- [Data listing]
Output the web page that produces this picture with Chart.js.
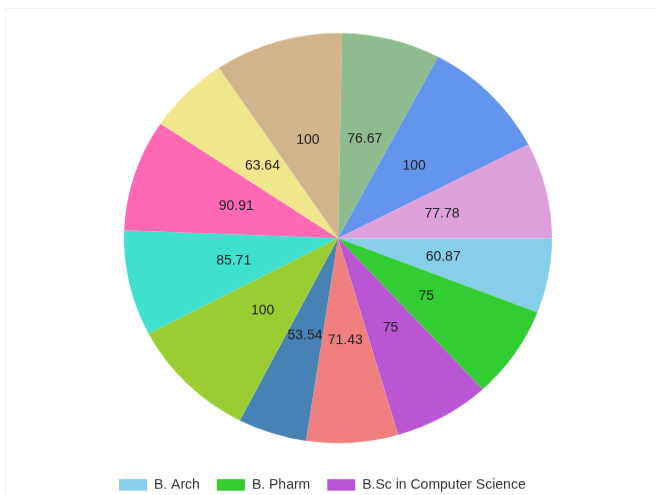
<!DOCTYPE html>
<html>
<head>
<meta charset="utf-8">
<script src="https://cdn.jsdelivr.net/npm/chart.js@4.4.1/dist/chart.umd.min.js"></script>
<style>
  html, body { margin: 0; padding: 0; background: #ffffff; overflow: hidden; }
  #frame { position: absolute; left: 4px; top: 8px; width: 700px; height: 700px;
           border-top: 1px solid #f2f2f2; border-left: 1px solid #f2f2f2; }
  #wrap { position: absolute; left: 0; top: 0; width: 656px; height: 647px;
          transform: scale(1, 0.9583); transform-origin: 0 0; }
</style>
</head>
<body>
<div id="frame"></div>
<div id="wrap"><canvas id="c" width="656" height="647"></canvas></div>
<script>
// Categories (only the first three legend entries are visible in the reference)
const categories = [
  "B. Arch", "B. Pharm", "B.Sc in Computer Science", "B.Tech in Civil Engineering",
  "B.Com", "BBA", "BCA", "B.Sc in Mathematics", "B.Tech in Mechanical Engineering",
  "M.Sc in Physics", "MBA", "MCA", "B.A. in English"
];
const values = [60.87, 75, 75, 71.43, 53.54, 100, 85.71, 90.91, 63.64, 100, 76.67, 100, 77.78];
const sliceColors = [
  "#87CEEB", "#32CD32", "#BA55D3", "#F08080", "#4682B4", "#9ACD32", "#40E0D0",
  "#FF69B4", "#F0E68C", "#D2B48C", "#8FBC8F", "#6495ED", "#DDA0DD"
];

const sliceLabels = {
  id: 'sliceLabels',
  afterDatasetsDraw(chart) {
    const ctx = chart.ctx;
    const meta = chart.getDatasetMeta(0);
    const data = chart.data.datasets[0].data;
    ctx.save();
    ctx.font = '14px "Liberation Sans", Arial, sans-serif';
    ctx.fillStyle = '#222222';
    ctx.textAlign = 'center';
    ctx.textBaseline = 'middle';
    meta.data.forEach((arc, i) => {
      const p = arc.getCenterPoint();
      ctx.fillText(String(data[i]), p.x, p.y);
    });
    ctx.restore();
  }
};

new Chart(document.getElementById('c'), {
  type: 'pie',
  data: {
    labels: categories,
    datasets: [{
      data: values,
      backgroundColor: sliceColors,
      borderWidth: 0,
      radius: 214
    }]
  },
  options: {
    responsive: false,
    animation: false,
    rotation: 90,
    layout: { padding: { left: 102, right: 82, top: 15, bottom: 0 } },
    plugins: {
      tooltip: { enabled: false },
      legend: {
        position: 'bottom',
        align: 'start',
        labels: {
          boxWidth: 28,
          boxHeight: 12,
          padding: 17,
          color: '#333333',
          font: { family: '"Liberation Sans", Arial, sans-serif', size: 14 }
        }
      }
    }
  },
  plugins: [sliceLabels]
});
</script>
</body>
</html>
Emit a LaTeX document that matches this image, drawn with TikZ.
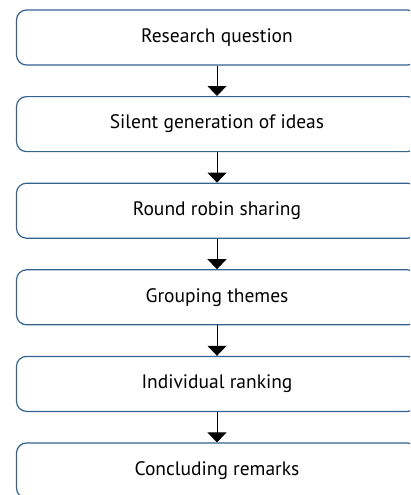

- [Given instruction]
Collect each line above holding the string "that".

- [Complete response]
Output the web page that produces this picture with Chart.js.
Emit a LaTeX document that matches this image, drawn with TikZ.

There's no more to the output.